> _GIVEN INFORMATION_
•••••
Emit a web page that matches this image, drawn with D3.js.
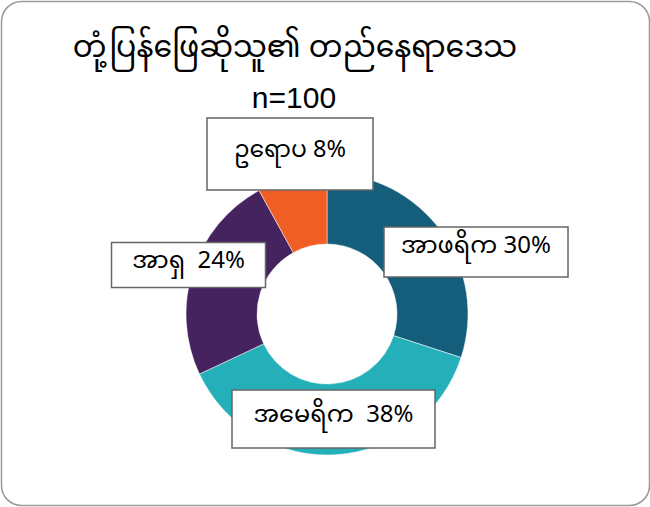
<!DOCTYPE html>
<html>
<head>
<meta charset="utf-8">
<script src="https://cdn.jsdelivr.net/npm/d3@7"></script>
<style>
  html, body { margin: 0; padding: 0; background: #fff; }
  svg { display: block; }
  text.lbl { white-space: pre; }
</style>
</head>
<body>
<svg id="chart" width="650" height="507"></svg>
<script>
const titleText = "တုံ့ပြန်ဖြေဆိုသူ၏ တည်နေရာဒေသ";
const subtitleText = "n=100";
const categories = ["အာဖရိက", "အမေရိက", "အာရှ", "ဥရောပ"];
const values = [30, 38, 24, 8];
const colors = ["#155E7B", "#25B0B9", "#45235F", "#F15E25"];
const labelSep = [" ", "  ", "  ", " "];

const svg = d3.select("#chart");
const myFont = "'Noto Sans Myanmar', 'Myanmar Text', 'Padauk', 'Noto Sans', sans-serif";

// frame
svg.append("rect")
  .attr("x", 1.5).attr("y", 1.5)
  .attr("width", 648).attr("height", 504)
  .attr("rx", 20).attr("ry", 20)
  .attr("fill", "#fff").attr("stroke", "#9a9a9a").attr("stroke-width", 1.5);

// title
svg.append("text")
  .attr("x", 295).attr("y", 57)
  .attr("text-anchor", "middle")
  .attr("font-family", myFont)
  .attr("font-size", 30)
  .attr("fill", "#000")
  .text(titleText);

svg.append("text")
  .attr("x", 294).attr("y", 108)
  .attr("text-anchor", "middle")
  .attr("font-family", "Arial, 'Liberation Sans', sans-serif")
  .attr("font-size", 30)
  .attr("fill", "#000")
  .text(subtitleText);

const cx = 327, cy = 314, outerR = 141, innerR = 70;
const data = categories.map((c, i) => ({ cat: c, value: values[i], color: colors[i], sep: labelSep[i] }));

const pie = d3.pie().sort(null).value(d => d.value);
const arc = d3.arc().innerRadius(innerR).outerRadius(outerR);

const g = svg.append("g").attr("transform", `translate(${cx},${cy})`);
const arcs = pie(data);
g.selectAll("path.slice")
  .data(arcs)
  .join("path")
  .attr("class", "slice")
  .attr("d", arc)
  .attr("fill", d => d.data.color)
  .attr("stroke", "#fff")
  .attr("stroke-width", 0.5);

// label boxes
const boxPos = [
  { x: 476, y: 252, w: 184, h: 50, base: 253, fs: 24 },
  { x: 333.5, y: 419, w: 203, h: 58, base: 422, fs: 24 },
  { x: 188.5, y: 265, w: 154, h: 45, base: 268, fs: 24 },
  { x: 290, y: 154, w: 166, h: 72, base: 157, fs: 23.5 }
];

const lab = svg.append("g");
arcs.forEach((a, i) => {
  const b = boxPos[i];
  lab.append("rect")
    .attr("x", b.x - b.w / 2).attr("y", b.y - b.h / 2)
    .attr("width", b.w).attr("height", b.h)
    .attr("fill", "#fff").attr("stroke", "#666").attr("stroke-width", 1.5);
  lab.append("text")
    .attr("class", "lbl")
    .attr("x", b.x).attr("y", b.base)
    .attr("text-anchor", "middle")
    .attr("font-family", myFont)
    .attr("font-size", b.fs)
    .attr("fill", "#000")
    .text(a.data.cat + a.data.sep + d3.format(".0%")(a.data.value / 100));
});
</script>
</body>
</html>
•••••
> _PROBLEM DESCRIPTION_
From the listing, extract all text exactly as given and drop any picture.

> _ANSWER TO THE PROBLEM_
Emit a web page that matches this image, drawn with D3.js.
<!DOCTYPE html>
<html>
<head>
<meta charset="utf-8">
<script src="https://cdn.jsdelivr.net/npm/d3@7"></script>
<style>
  html, body { margin: 0; padding: 0; background: #fff; }
  svg { display: block; }
  text.lbl { white-space: pre; }
</style>
</head>
<body>
<svg id="chart" width="650" height="507"></svg>
<script>
const titleText = "တုံ့ပြန်ဖြေဆိုသူ၏ တည်နေရာဒေသ";
const subtitleText = "n=100";
const categories = ["အာဖရိက", "အမေရိက", "အာရှ", "ဥရောပ"];
const values = [30, 38, 24, 8];
const colors = ["#155E7B", "#25B0B9", "#45235F", "#F15E25"];
const labelSep = [" ", "  ", "  ", " "];

const svg = d3.select("#chart");
const myFont = "'Noto Sans Myanmar', 'Myanmar Text', 'Padauk', 'Noto Sans', sans-serif";

// frame
svg.append("rect")
  .attr("x", 1.5).attr("y", 1.5)
  .attr("width", 648).attr("height", 504)
  .attr("rx", 20).attr("ry", 20)
  .attr("fill", "#fff").attr("stroke", "#9a9a9a").attr("stroke-width", 1.5);

// title
svg.append("text")
  .attr("x", 295).attr("y", 57)
  .attr("text-anchor", "middle")
  .attr("font-family", myFont)
  .attr("font-size", 30)
  .attr("fill", "#000")
  .text(titleText);

svg.append("text")
  .attr("x", 294).attr("y", 108)
  .attr("text-anchor", "middle")
  .attr("font-family", "Arial, 'Liberation Sans', sans-serif")
  .attr("font-size", 30)
  .attr("fill", "#000")
  .text(subtitleText);

const cx = 327, cy = 314, outerR = 141, innerR = 70;
const data = categories.map((c, i) => ({ cat: c, value: values[i], color: colors[i], sep: labelSep[i] }));

const pie = d3.pie().sort(null).value(d => d.value);
const arc = d3.arc().innerRadius(innerR).outerRadius(outerR);

const g = svg.append("g").attr("transform", `translate(${cx},${cy})`);
const arcs = pie(data);
g.selectAll("path.slice")
  .data(arcs)
  .join("path")
  .attr("class", "slice")
  .attr("d", arc)
  .attr("fill", d => d.data.color)
  .attr("stroke", "#fff")
  .attr("stroke-width", 0.5);

// label boxes
const boxPos = [
  { x: 476, y: 252, w: 184, h: 50, base: 253, fs: 24 },
  { x: 333.5, y: 419, w: 203, h: 58, base: 422, fs: 24 },
  { x: 188.5, y: 265, w: 154, h: 45, base: 268, fs: 24 },
  { x: 290, y: 154, w: 166, h: 72, base: 157, fs: 23.5 }
];

const lab = svg.append("g");
arcs.forEach((a, i) => {
  const b = boxPos[i];
  lab.append("rect")
    .attr("x", b.x - b.w / 2).attr("y", b.y - b.h / 2)
    .attr("width", b.w).attr("height", b.h)
    .attr("fill", "#fff").attr("stroke", "#666").attr("stroke-width", 1.5);
  lab.append("text")
    .attr("class", "lbl")
    .attr("x", b.x).attr("y", b.base)
    .attr("text-anchor", "middle")
    .attr("font-family", myFont)
    .attr("font-size", b.fs)
    .attr("fill", "#000")
    .text(a.data.cat + a.data.sep + d3.format(".0%")(a.data.value / 100));
});
</script>
</body>
</html>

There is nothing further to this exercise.